Gov. Phil Scott on Wednesday appointed two new members to the Green Mountain Care Board, the body that oversees the health care industry in Vermont. The governor tapped Sen. Kevin Mullin (R-Rutland) to serve as the board’s chair and veteran financial executive Maureen Usifer to a second vacancy. Both appointments are effective immediately.
The GMCB had been struggling since early January to conduct its business with only three of five seats filled. The board could only hold meetings if all three were in attendance, and a unanimous vote was required to approve most items. Last week, the board put off action on a proposed surgical center in Colchester because it could not attain unanimity.
Scott noted during a Montpelier press conference Wednesday that he had heard “the cries for help from the board last week” and made his selections as quickly as possible.
The process had been delayed because at the end of last year there was a significant turnover on the nominating committee that recommends applicants to the governor. Mullin himself was a member of that committee until his term expired in December.
Mullin replaces Al Gobeille, who resigned in early January to become secretary of the state Agency of Human Services. Mullin served for 15 years in the Senate and four years in the House before that. He is also president of Glenwood Movieplex, which operates a small chain of movie theaters.
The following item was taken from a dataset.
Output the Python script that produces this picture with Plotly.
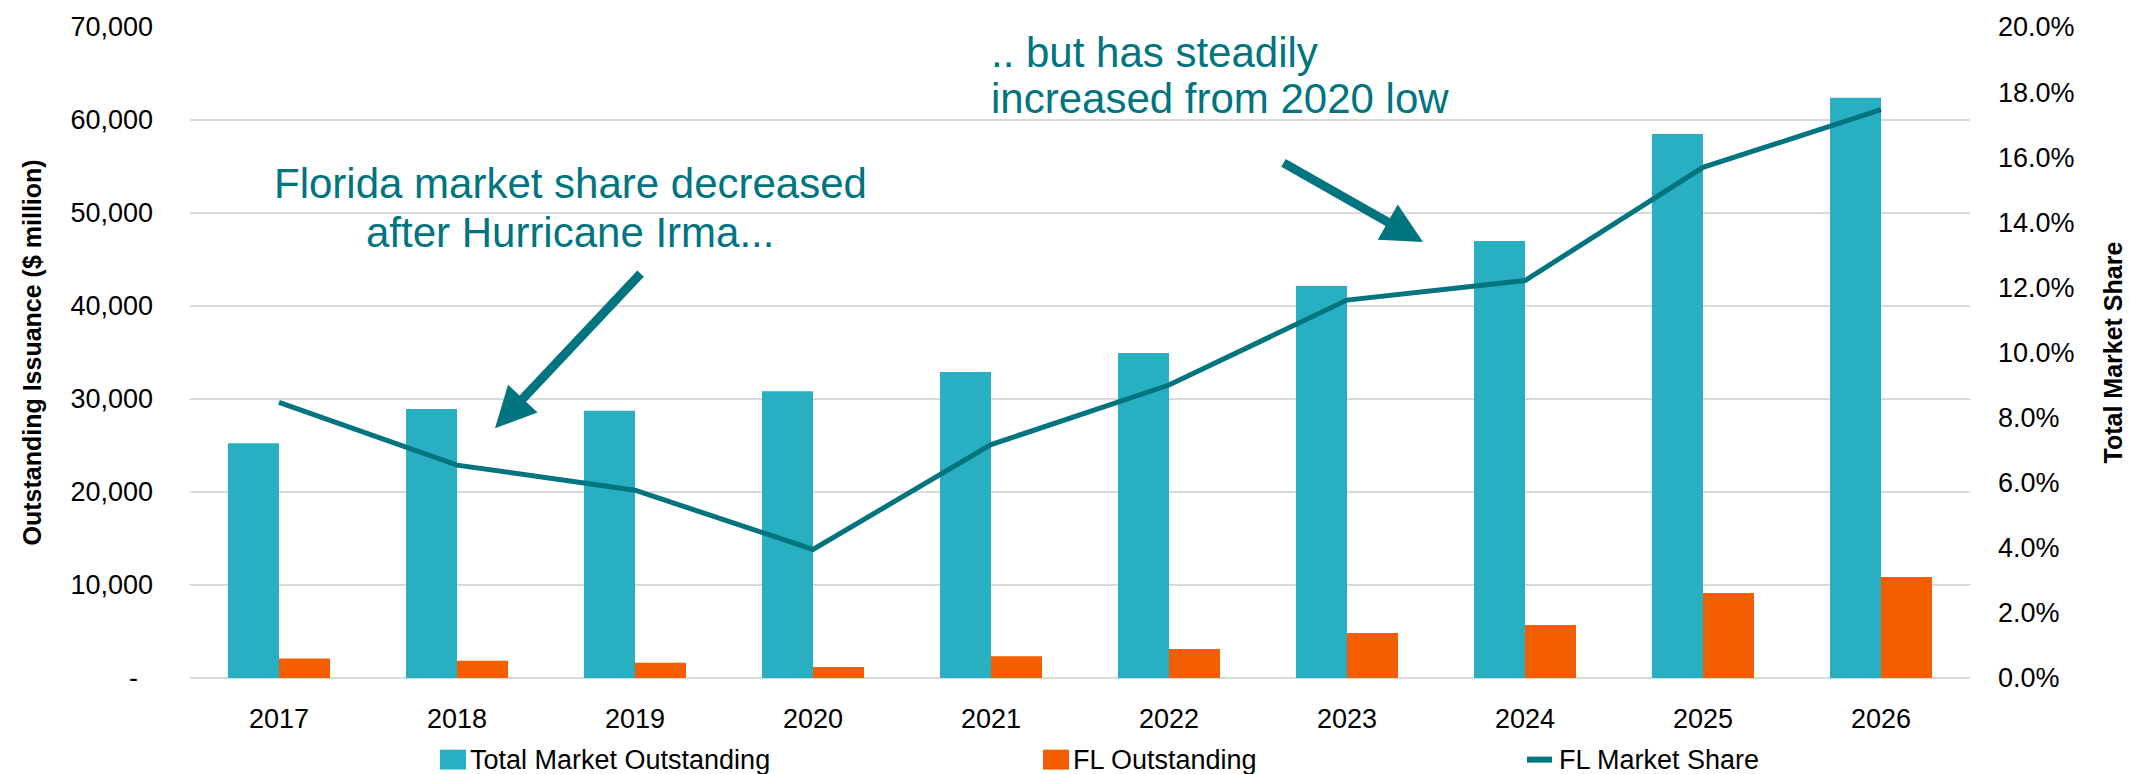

Mullin seemed like a permanent fixture in the Statehouse, but he revealed Wednesday that his time in the Senate was nearing its end. “I had really come to the conclusion that I wasn’t going to run again,” he said. “There comes a point in time where you feel like you should move on, and I have that feeling. I was looking for new challenges, and this certainly is a huge challenge.”
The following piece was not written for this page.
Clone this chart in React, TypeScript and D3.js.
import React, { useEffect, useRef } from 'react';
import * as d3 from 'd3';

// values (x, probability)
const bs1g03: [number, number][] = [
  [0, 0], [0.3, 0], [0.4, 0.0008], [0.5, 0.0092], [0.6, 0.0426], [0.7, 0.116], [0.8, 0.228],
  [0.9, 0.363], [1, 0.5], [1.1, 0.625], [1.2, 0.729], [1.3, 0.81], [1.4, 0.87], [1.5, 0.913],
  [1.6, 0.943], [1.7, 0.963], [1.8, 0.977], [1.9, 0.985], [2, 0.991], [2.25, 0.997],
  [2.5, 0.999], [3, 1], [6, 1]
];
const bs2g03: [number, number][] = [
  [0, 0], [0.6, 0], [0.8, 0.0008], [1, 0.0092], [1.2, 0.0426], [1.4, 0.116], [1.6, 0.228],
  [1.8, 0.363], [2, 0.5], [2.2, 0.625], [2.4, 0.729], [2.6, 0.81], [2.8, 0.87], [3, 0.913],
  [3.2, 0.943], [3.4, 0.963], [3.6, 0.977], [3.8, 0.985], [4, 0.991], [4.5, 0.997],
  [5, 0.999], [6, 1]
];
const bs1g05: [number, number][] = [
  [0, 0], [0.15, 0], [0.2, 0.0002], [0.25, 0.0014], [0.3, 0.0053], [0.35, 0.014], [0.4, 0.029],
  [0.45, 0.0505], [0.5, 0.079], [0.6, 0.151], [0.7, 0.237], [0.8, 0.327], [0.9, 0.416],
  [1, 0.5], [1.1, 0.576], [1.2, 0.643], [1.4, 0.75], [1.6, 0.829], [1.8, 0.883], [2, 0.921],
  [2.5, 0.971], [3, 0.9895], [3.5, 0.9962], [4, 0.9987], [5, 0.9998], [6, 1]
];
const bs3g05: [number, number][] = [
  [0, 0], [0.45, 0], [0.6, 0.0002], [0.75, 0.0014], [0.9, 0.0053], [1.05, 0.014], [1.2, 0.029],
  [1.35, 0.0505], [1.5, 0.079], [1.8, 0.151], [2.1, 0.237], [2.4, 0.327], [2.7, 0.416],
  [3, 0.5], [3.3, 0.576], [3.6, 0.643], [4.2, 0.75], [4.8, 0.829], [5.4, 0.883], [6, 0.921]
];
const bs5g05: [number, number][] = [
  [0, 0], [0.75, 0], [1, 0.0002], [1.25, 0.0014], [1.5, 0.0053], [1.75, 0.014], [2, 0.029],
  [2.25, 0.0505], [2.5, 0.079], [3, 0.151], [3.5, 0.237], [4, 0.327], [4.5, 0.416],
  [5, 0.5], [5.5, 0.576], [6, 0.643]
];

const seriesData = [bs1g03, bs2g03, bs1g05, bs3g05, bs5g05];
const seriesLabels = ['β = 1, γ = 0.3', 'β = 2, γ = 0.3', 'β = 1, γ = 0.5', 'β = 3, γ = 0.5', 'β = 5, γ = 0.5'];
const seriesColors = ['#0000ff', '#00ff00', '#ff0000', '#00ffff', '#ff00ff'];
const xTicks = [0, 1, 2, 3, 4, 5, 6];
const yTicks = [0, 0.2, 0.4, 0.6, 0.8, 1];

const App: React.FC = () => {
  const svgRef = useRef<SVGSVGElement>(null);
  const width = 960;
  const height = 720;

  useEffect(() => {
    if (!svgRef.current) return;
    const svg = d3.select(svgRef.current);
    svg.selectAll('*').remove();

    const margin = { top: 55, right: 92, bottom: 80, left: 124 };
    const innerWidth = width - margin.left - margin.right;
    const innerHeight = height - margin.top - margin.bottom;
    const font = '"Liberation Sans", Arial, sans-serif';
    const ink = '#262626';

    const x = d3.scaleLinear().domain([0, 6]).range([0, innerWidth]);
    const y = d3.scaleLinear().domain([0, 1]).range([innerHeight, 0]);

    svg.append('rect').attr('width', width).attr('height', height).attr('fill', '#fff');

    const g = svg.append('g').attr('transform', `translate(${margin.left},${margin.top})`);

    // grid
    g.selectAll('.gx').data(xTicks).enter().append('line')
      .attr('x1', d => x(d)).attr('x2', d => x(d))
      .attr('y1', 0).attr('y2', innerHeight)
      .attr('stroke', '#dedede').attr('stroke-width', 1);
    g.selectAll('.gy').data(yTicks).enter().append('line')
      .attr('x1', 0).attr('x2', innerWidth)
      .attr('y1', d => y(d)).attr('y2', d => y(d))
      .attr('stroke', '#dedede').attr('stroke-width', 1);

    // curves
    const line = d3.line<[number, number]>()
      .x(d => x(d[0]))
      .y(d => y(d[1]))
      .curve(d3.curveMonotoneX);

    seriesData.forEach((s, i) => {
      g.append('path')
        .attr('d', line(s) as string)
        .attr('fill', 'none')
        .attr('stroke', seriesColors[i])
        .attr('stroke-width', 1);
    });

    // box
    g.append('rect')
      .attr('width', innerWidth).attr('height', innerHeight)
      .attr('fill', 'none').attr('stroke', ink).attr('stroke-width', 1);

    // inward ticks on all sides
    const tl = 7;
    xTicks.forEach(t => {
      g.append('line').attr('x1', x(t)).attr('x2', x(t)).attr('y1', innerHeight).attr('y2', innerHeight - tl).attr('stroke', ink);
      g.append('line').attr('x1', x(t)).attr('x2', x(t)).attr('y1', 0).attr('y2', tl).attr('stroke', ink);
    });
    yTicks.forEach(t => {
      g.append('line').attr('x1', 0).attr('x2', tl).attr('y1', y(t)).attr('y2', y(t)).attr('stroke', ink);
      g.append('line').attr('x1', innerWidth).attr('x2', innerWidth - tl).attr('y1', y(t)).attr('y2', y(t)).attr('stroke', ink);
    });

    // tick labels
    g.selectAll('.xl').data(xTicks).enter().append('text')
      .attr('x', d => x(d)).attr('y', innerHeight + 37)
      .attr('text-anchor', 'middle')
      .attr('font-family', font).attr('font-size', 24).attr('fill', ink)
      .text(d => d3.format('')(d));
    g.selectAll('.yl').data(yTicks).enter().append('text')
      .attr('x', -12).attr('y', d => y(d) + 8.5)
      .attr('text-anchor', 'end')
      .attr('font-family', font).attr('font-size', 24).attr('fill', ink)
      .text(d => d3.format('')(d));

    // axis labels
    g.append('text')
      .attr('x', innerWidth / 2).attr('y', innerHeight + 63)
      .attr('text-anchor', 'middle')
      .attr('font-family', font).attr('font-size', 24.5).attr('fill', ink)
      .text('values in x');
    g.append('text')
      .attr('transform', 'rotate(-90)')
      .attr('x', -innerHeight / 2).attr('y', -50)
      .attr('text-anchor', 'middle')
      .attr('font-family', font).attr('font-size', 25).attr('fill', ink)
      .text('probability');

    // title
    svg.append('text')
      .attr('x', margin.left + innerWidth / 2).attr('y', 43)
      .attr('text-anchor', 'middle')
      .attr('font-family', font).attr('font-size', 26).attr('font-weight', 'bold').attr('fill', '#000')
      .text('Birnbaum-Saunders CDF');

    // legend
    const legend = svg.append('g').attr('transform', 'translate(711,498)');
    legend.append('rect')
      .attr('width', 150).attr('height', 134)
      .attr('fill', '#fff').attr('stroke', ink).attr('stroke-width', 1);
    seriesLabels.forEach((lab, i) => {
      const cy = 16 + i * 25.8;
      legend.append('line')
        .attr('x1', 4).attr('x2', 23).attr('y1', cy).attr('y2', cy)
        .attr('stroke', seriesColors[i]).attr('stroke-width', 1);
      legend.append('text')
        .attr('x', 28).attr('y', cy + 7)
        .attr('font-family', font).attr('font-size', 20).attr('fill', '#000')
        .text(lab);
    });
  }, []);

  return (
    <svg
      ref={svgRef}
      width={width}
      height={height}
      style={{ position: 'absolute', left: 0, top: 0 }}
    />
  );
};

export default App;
Mullin said he applied for both board vacancies soon after they were created. His was one of nearly “four dozen applications for the two positions,” he said.
Scott said Mullin’s Republican affiliation had no bearing on his selection. “I looked at his experience,” the governor said Wednesday. “I think anyone who knows Kevin Mullin knows that he works well with people on both sides of the aisle, and has done so for his entire political career.”
As for replacing Mullin in the Senate, Scott told reporters he had not given any attention to the matter but hopes to name a replacement before the legislature’s scheduled veto session on June 21 and June 22. The Rutland County Republican Committee can choose up to three nominees to be submitted to the governor, who will make the final selection.
Mullin sees a “rich pool of people to choose from” in a county that has become a Republican hotbed. “There’s a lot of depth in the team in the House but also some outside of the House.”
Unbidden, Mullin threw out a couple of names: former representative Jim McNeil, who served in the House from 2009 to 2013, and Dave Soucy of Green Mountain National Golf Course, who was a finalist for a House vacancy created by the April resignation of Mendon representative Job Tate. Scott chose former lobbyist Jim Harrison to fill that seat.
Maureen Usifer has spent more than three decades in financial management. She’s a former chief financial officer for Seventh Generation and is now a director of BlackRock Capital Investment Corporation. She replaces Betty Rambur, who resigned from the GMCB in January because she was moving out of state.
“I am excited by the opportunity to serve Vermonters and work with my fellow board members to ensure Vermont continues to lead on access to health care,” Usifer said in a statement released by the governor’s office, “while ensuring the system is affordable for the state and all Vermonters.”
Scott cited the two appointees’ experience in business and finance as key. The GMCB is responsible for rate setting for health insurers and hospitals, as well as decision making about the structure of an industry that accounts for nearly 20 percent of the Vermont economy.
“My priorities are making sure that we’re doing as thorough a job as possible in regulation and especially rate setting,” Mullin said. “I think that the current board has done a good job on that, and I want to continue with that and add to it.”